The Ginestares and La Estanca plantations -among others, are located in the village of Cascante (Navarra), a traditionally olive oil place where there were up to 15 olive mills in the 1950s were varieties such as Arbequina, Hojiblanca, Verdial, Arróniz, Arbosana or Koroneiki are grown.

These lands have favourable climatic conditions which do not require special interventions for pests and where organic certified fertilizers are used.


The precise moment to harvest is when most of the fruits on the trees are changing colour exactly when there are still a few green olives on the branches and most of them are completely ripe. Since immemorial times, olive harvesting has been done by hand, imitating the movement of hands when milking; or hitting the branches with a rod so that the fruits fall on a blanket placed under the tree.

Nowadays, these techniques coexist with the increasingly widespread mechanical harvesting with specific machinery that shakes the olive tree. To avoid deterioration of the olives they need to be transported to the olive mill using rigid containers to prevent the fruits from breaking. Once the olives are collected from the trees it is most Important to process them in the shortest possible time, to maintain all of their qualities. Olives are fed into the mill as branches, leaves and other impurities are removed. They go through a washing process, then weighed and separated into different hoppers according to the required classification (variety, ecological, A.O., etc.).


Once in the mill, the olives go through the first phase which consists in crushing and breaking the whole olive in order to facilitate the release and separation of the oil it contains.

It must be ground on the same day of harvest or -at most- within 48 hours, to prevent the oil from losing quality. If it takes any longer, the olives would ferment and the oil would oxidize. The result of the grinding is a paste composed of 2 parts: a solid part (formed by the remains of plant tissues) and a liquid part made up of oil and water of the fruit.

The olive dough or paste that is obtained after grinding is beaten to promote the release of the oil. Water circulates through the mixer that must not exceed 30º C so that the aromatic compounds are not lost and the oxidation processes are not accelerated. The paste drops onto the mixers, where blades make it rotate at a specific speed to agglutinate the oil particles in suspension as much as possible.

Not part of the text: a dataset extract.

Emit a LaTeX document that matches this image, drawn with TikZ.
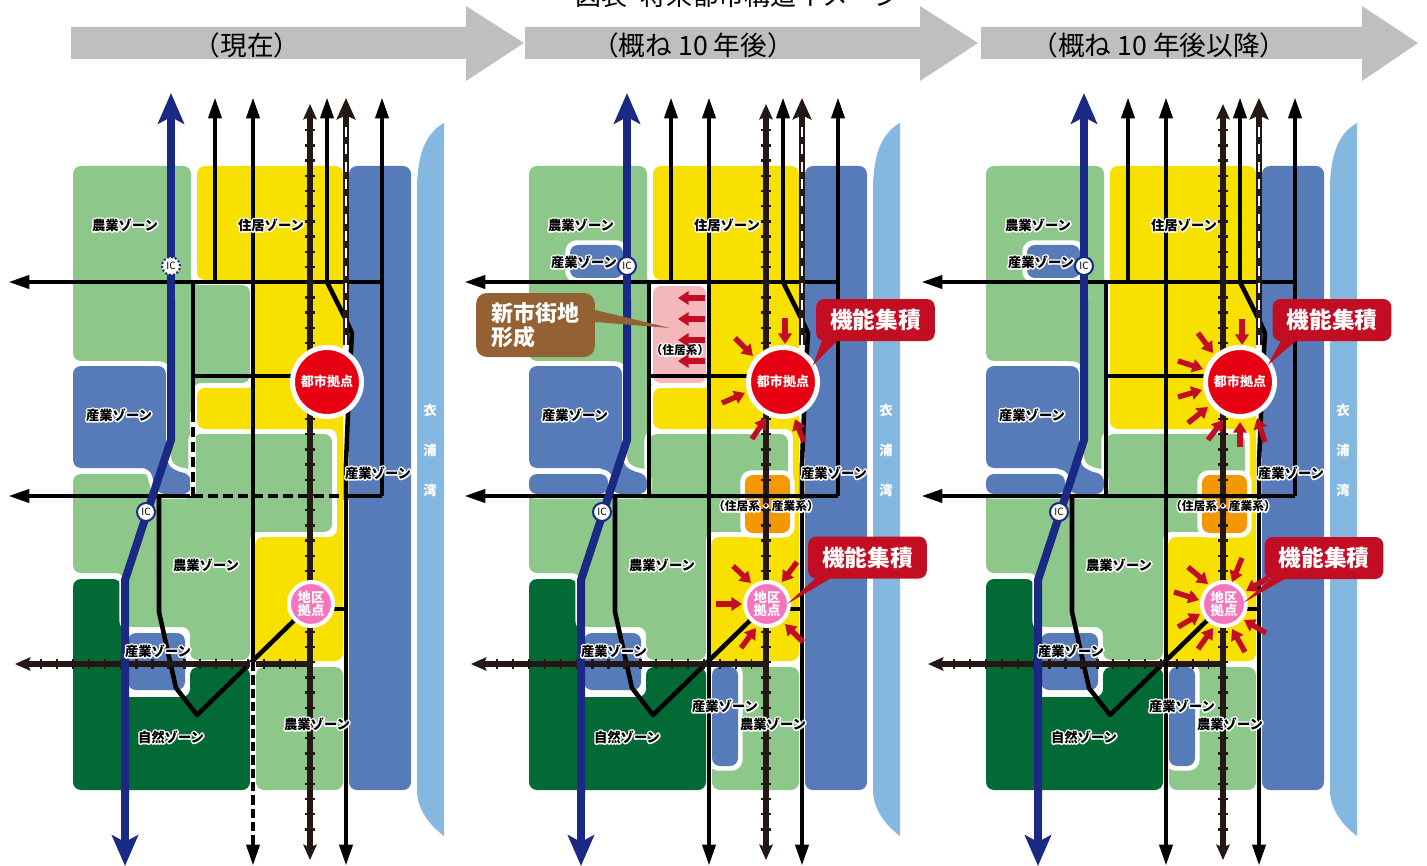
\documentclass[tikz,border=0pt]{standalone}
\usepackage{fontspec}
\setmainfont{Noto Sans CJK JP}
\usetikzlibrary{arrows.meta}
\definecolor{zgreen}{HTML}{8DC88A}
\definecolor{zyellow}{HTML}{F8E000}
\definecolor{zblue}{HTML}{567BB8}
\definecolor{zdark}{HTML}{036A35}
\definecolor{zbay}{HTML}{85B8E0}
\definecolor{zpink}{HTML}{F4B8BB}
\definecolor{zorange}{HTML}{F39800}
\definecolor{hiway}{HTML}{1A2A84}
\definecolor{railc}{HTML}{231815}
\definecolor{citytone}{HTML}{E60012}
\definecolor{localtone}{HTML}{F674BC}
\definecolor{calltone}{HTML}{C30D23}
\definecolor{browntone}{HTML}{946134}
\definecolor{bandtone}{HTML}{BFBFBF}
\newcommand\lab[1]{\rlap{\color{white}\special{pdf:code 2 Tr 2.2 w 1 j}#1\special{pdf:code 0 Tr}}#1}
\newcommand\zn[2]{\path[fill=white,draw=white,line width=7pt,rounded corners=5pt,line join=round] #2;\path[fill=#1,rounded corners=6pt] #2;}
\tikzset{
 road/.style={black,line width=3.4pt,line join=round},
 tipped/.style={road,-{Triangle[length=16pt,width=9.5pt]}},
 dashroad/.style={road,dash pattern=on 7.5pt off 3.8pt},
 rail/.style={railc,line width=3.8pt},
 railtip/.style={rail,-{Stealth[length=11.5pt,width=10pt,inset=2pt]}},
 ticksv/.style={railc,line width=7.4pt,dash pattern=on 1.8pt off 9.6pt},
 ticksh/.style={railc,line width=7.4pt,dash pattern=on 1.8pt off 10.13pt},
 hw/.style={hiway,line width=6pt,line join=round},
 zlabel/.style={font=\fontsize{10}{10}\bfseries\selectfont,inner sep=0pt},
 smalllabel/.style={font=\fontsize{8.8}{9}\bfseries\selectfont,inner sep=0pt},
 baylabel/.style={font=\fontsize{10}{10}\bfseries\selectfont,text=white,inner sep=0pt},
 icnode/.style={circle,fill=white,draw=hiway,line width=1.5pt,minimum size=13.5pt,inner sep=0pt,font=\fontsize{7.5}{8}\selectfont},
 citynode/.style={circle,fill=citytone,draw=white,line width=3.75pt,minimum size=51.75pt,inner sep=0pt,text=white,font=\fontsize{9.8}{10}\bfseries\selectfont},
 localnode/.style={circle,fill=localtone,draw=white,line width=3pt,minimum size=33pt,inner sep=0pt,text=white,align=center,font=\fontsize{10}{10}\bfseries\selectfont},
 callnode/.style={fill=calltone,rounded corners=6pt,minimum width=89pt,minimum height=31.5pt,inner sep=0pt,text=white,font=\fontsize{17}{18}\bfseries\selectfont},
 calltail/.style={fill=calltone},
 brownnode/.style={fill=browntone,rounded corners=8pt,minimum width=89pt,minimum height=48pt,inner sep=0pt,text=white,align=left,font=\fontsize{16.5}{18}\bfseries\selectfont},
 rarrow/.style={calltone,line width=4pt,-{Triangle[length=8pt,width=10pt]}},
 bandlabel/.style={font=\fontsize{20}{20}\selectfont,inner sep=0pt},
}
% zones shared by all three panels
\newcommand\zonesBack{%
 \path[fill=zbay] (444,123) .. controls (428,132) and (417,150) .. (417,190) -- (417,790) .. controls (417,808) and (428,824) .. (444,836) -- cycle;
 \path[fill=zblue,rounded corners=6pt] (349,166) rectangle (411,790);
 \path[fill=zgreen,rounded corners=6pt] (256,667) rectangle (343,790);
 \zn{zdark}{(73,579) -- (121,579) -- (121,697) -- (190,697) -- (190,667) -- (250,667) -- (250,790) -- (73,790) -- cycle}
 \zn{zgreen}{(73,166) -- (191,166) -- (191,285) -- (250,285) -- (250,383) -- (193,383) -- (193,478) -- (160,478) -- (160,361) -- (73,361) -- cycle}
 \zn{zgreen}{(193,434) -- (332,434) -- (332,532) -- (250,532) -- (250,660) -- (190,660) -- (190,627) -- (124,627) -- (124,573) -- (73,573) -- (73,474) -- (152,474) -- (152,497) -- (193,497) -- cycle}
}
\newcommand\yellowPartial{\zn{zyellow}{(197,166) -- (343,166) -- (343,661) -- (255,661) -- (255,537) -- (337,537) -- (337,429) -- (197,429) -- (197,388) -- (255,388) -- (255,280) -- (197,280) -- cycle}}
\newcommand\yellowFull{\zn{zyellow}{(197,166) -- (343,166) -- (343,661) -- (255,661) -- (255,537) -- (337,537) -- (337,429) -- (197,429) -- cycle}}
\newcommand\zonesBlue{%
 \zn{zblue}{(73,366) -- (166,366) -- (166,462) -- (174,471) -- (191,474) -- (191,494) -- (157,494) -- (150,468) -- (73,468) -- cycle}
 \zn{zblue}{(128,633) -- (185,633) -- (185,690) -- (128,690) -- cycle}
}
\newcommand\zonesLater{%
 \zn{zblue}{(114,245) -- (167,245) -- (167,278) -- (114,278) -- cycle}
 \zn{zblue}{(73,474) -- (152,474) -- (152,494) -- (73,494) -- cycle}
 \zn{zorange}{(289,475) -- (334,475) -- (334,533) -- (289,533) -- cycle}
 \zn{zblue}{(256,667) -- (282,667) -- (282,766) -- (256,766) -- cycle}
}
% roads shared by all three panels
\newcommand\roadsCommon{%
 \coordinate (city) at (327,382);
 \coordinate (local) at (311,604);
 \coordinate (j282) at (382,282);
 \coordinate (j496) at (382,496);
 \coordinate (k1) at (215,282);
 \coordinate (k3) at (327,282);
 \coordinate (k4) at (193,282);
 \coordinate (k5) at (193,376);
 \coordinate (k6) at (159,496);
 \coordinate (k7) at (197,715);
 \coordinate (k8) at (346,609);
 \coordinate (tw) at (8,282);
 \coordinate (tw2) at (8,496);
 \draw[tipped] (j282) -- (tw);
 \draw[tipped] (k1) -- (215,97);
 \draw[tipped] (k3) -- (327,97);
 \draw[tipped] (j496) -- (382,97);
 \draw[tipped] (253,662) -- (253,97);
 \draw[road] (k5) -- (k5 -| city);
 \draw[road] (k4) -- (193,412);
 \draw[road] (k6) -- (159,612) -- (176,688) -- (k7) -- (local);
 \draw[road] (k8 -| local) -- (k8);
 \draw[road] (k3) -- (345,318) -- (352,333) -- (351,350) -- (348,413) -- (346,463) -- (346,500);
 \draw[tipped] (346,500) -- (346,866);
 \draw[road] (j496) -- (345,496);
 \draw[tipped] (193,496) -- (tw2);
 \draw[line width=4.6pt,-{Stealth[length=16pt,width=14pt,inset=3pt]},draw=railc,fill=railc] (346,345) -- (346,98);
 \draw[white,line width=1.8pt,dash pattern=on 7.5pt off 5.5pt] (346,345) -- (346,125);
 \draw[railtip] (310,640) -- (310,104);
 \draw[railtip] (310,640) -- (310,860);
 \draw[ticksv] (310,129) -- (310,835);
 \draw[railtip] (313,664) -- (15,664);
 \draw[ticksh] (40,664) -- (296,664);
 \draw[hw,-{Stealth[length=23pt,width=19.5pt,inset=5pt]}] (171,300) -- (171,93);
 \draw[hw] (171,300) -- (171,440) -- (125,580) -- (125,800);
 \draw[hw,-{Stealth[length=23pt,width=19.5pt,inset=5pt]}] (125,800) -- (125,866);
}
\newcommand\laterSegs{%
 \draw[road] (193,412) -- (193,496);
 \draw[road] (193,496) -- (345,496);
 \draw[tipped] (253,662) -- (253,866);
}
\newcommand\hubs{%
 \node[citynode] (cityhub) at (city) {都市拠点};
 \node[localnode] (localhub) at (local) {地区\\拠点};
}
\newcommand\labelsCommon{%
 \node[zlabel] (l1) at (125,225) {\lab{農業ゾーン}};
 \node[zlabel] (l2) at (271,225) {\lab{住居ゾーン}};
 \node[zlabel] (l3) at (119,415) {\lab{産業ゾーン}};
 \node[zlabel] (l4) at (378,473) {\lab{産業ゾーン}};
 \node[zlabel] (l5) at (206,565) {\lab{農業ゾーン}};
 \node[zlabel] (l6) at (158,651) {\lab{産業ゾーン}};
 \node[zlabel] (l7) at (171,737) {\lab{自然ゾーン}};
 \node[zlabel] (l8) at (317,724) {\lab{農業ゾーン}};
 \node[baylabel] (b1) at (430,410) {衣};
 \node[baylabel] (b2) at (430,450) {浦};
 \node[baylabel] (b3) at (430,490) {湾};
 \node[icnode] (ic2) at (146,512) {IC};
}
\newcommand\labelsLater{%
 \node[icnode] (ic1) at (171,266) {IC};
 \node[zlabel] (l9) at (128,262) {\lab{産業ゾーン}};
 \node[smalllabel] (l10) at (310,506) {\lab{（住居系・産業系）}};
 \node[zlabel] (l11) at (269,706) {\lab{産業ゾーン}};
}
\begin{document}
\begin{tikzpicture}[x=0.75pt,y=-0.75pt]
\useasboundingbox (0,0) rectangle (1427,866);
\clip (0,0) rectangle (1427,866);
% header
\node[font=\fontsize{19.5}{20}\selectfont,inner sep=0pt] (title) at (738,-4) {図表\hspace{0.5em}将来都市構造イメージ};
\path[fill=bandtone] (71,27) -- (466,27) -- (466,6) -- (524,43) -- (466,81) -- (466,59) -- (71,59) -- cycle;
\path[fill=bandtone] (525,27) -- (920,27) -- (920,6) -- (978,43) -- (920,81) -- (920,59) -- (525,59) -- cycle;
\path[fill=bandtone] (981,27) -- (1362,27) -- (1362,6) -- (1418,43) -- (1362,81) -- (1362,59) -- (981,59) -- cycle;
\node[bandlabel] (h1) at (247,45) {（現在）};
\node[bandlabel] (h2) at (693,45) {（概ね 10 年後）};
\node[bandlabel] (h3) at (1159,45) {（概ね 10 年後以降）};
% panel 1
\begin{scope}[name prefix=a-]
 \zonesBack \yellowPartial \zonesBlue \roadsCommon
 \draw[road] (193,412) -- (193,496);
 \draw[white,line width=4.5pt] (193,412) -- (193,496);
 \draw[dashroad] (193,412) -- (193,496);
 \draw[dashroad] (193,496) -- (345,496);
 \draw[white,line width=4.5pt] (253,662) -- (253,845);
 \draw[road,dash pattern=on 7pt off 3pt] (253,662) -- (253,840);
 \draw[tipped] (253,840) -- (253,866);
 \hubs \labelsCommon
 \node[circle,fill=white,draw=hiway,line width=1.5pt,dash pattern=on 1.5pt off 1.5pt,minimum size=13.5pt,inner sep=0pt,font=\fontsize{7.5}{8}\selectfont] (ic1) at (171,266) {IC};
\end{scope}
% panel 2
\begin{scope}[shift={(456,0)},name prefix=b-]
 \zonesBack \yellowPartial \zonesBlue \zonesLater
 \zn{zpink}{(197,286) -- (250,286) -- (250,383) -- (197,383) -- cycle}
 \roadsCommon \laterSegs \hubs \labelsCommon \labelsLater
\end{scope}
\node[smalllabel] (resi) at (680,350) {\lab{（住居系）}};
\draw[rarrow] (705,298) -- (678,298);
\draw[rarrow] (705,319) -- (678,319);
\draw[rarrow] (705,340) -- (678,340);
\draw[rarrow] (705,361) -- (678,361);
\draw[rarrow] (785,318) -- (785,344);
\draw[rarrow] (735,338) -- (753,356);
\draw[rarrow] (722,403) -- (745,393);
\draw[rarrow] (752,439) -- (766,418);
\draw[rarrow] (804,442) -- (795,419);
\draw[rarrow] (733,566) -- (751,583);
\draw[rarrow] (797,562) -- (782,582);
\draw[rarrow] (716,604) -- (742,604);
\draw[rarrow] (741,648) -- (756,628);
\draw[rarrow] (803,642) -- (785,624);
\fill[calltail] (823,338) -- (813,365) -- (840,338) -- cycle;
\node[callnode] (c1) at (875.5,320) {機能集積};
\fill[calltail] (817,577) -- (787,604) -- (833,577) -- cycle;
\node[callnode] (c2) at (867.5,557.5) {機能集積};
\fill[browntone] (595,310) -- (670,328) -- (595,322) -- cycle;
\node[brownnode] (newtown) at (535.5,325) {新市街地\\形成};
% panel 3
\begin{scope}[shift={(913,0)},name prefix=c-]
 \zonesBack \yellowFull \zonesBlue \zonesLater
 \roadsCommon \laterSegs \hubs \labelsCommon \labelsLater
\end{scope}
\draw[rarrow] (1242,319) -- (1242,345);
\draw[rarrow] (1198,333) -- (1213,353);
\draw[rarrow] (1178,361) -- (1203,369);
\draw[rarrow] (1178,397) -- (1202,390);
\draw[rarrow] (1188,423) -- (1208,407);
\draw[rarrow] (1208,440) -- (1223,420);
\draw[rarrow] (1240,447) -- (1240,422);
\draw[rarrow] (1265,442) -- (1257,418);
\draw[rarrow] (1188,567) -- (1208,584);
\draw[rarrow] (1242,558) -- (1232,582);
\draw[rarrow] (1268,578) -- (1246,591);
\draw[rarrow] (1174,592) -- (1199,600);
\draw[rarrow] (1178,627) -- (1200,614);
\draw[rarrow] (1198,649) -- (1213,628);
\draw[rarrow] (1245,652) -- (1232,629);
\draw[rarrow] (1266,633) -- (1244,620);
\fill[calltail] (1282,339) -- (1268,365) -- (1298,339) -- cycle;
\node[callnode] (c3) at (1332,320) {機能集積};
\fill[calltail] (1273,577) -- (1243,603) -- (1288,577) -- cycle;
\node[callnode] (c4) at (1324,558) {機能集積};
\end{tikzpicture}
\end{document}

It is the phase in which the oil contained in the dough that comes out of the blender is separated from the rest of the components of the olive. The extraction consists in putting the olive paste in a centrifuge without adding chemicals or heat. By rotating the paste at high speed, the products are separated in levels by means of the different liquid densities. This leaves the heaviest (water and pomace) in the outermost part of the centrifuge whereas the least heavy, the oil, stays in the middle.


After going through all the quality controls, the obtained oil is bottled and packed ensuring its traceability; the batch number allows tracking it down all the way to its exact origin. From that moment on, the oil is ready to be sold to our clients and enjoyed by consumers who have placed their trust in our brand for over 60 years.

At Urzante we engage all our senses into taking care of the quality that is confirmed by the meticulous and strict quality controls that accompany our products throughout the production process; all the way from the olive grove to the consumer’s palate.

The plant has a state-of-the-art laboratory in which it performs chemical analyses and sensory evaluations. Routine analysis are carried out with professionalism to verify legal parameters as well as to development of new analysis methods.

A highly specialized professional team guarantees the efficiency of the entire control process. In turn, these competencies are also confirmed by various certificates in accordance with internationally recognized quality standards.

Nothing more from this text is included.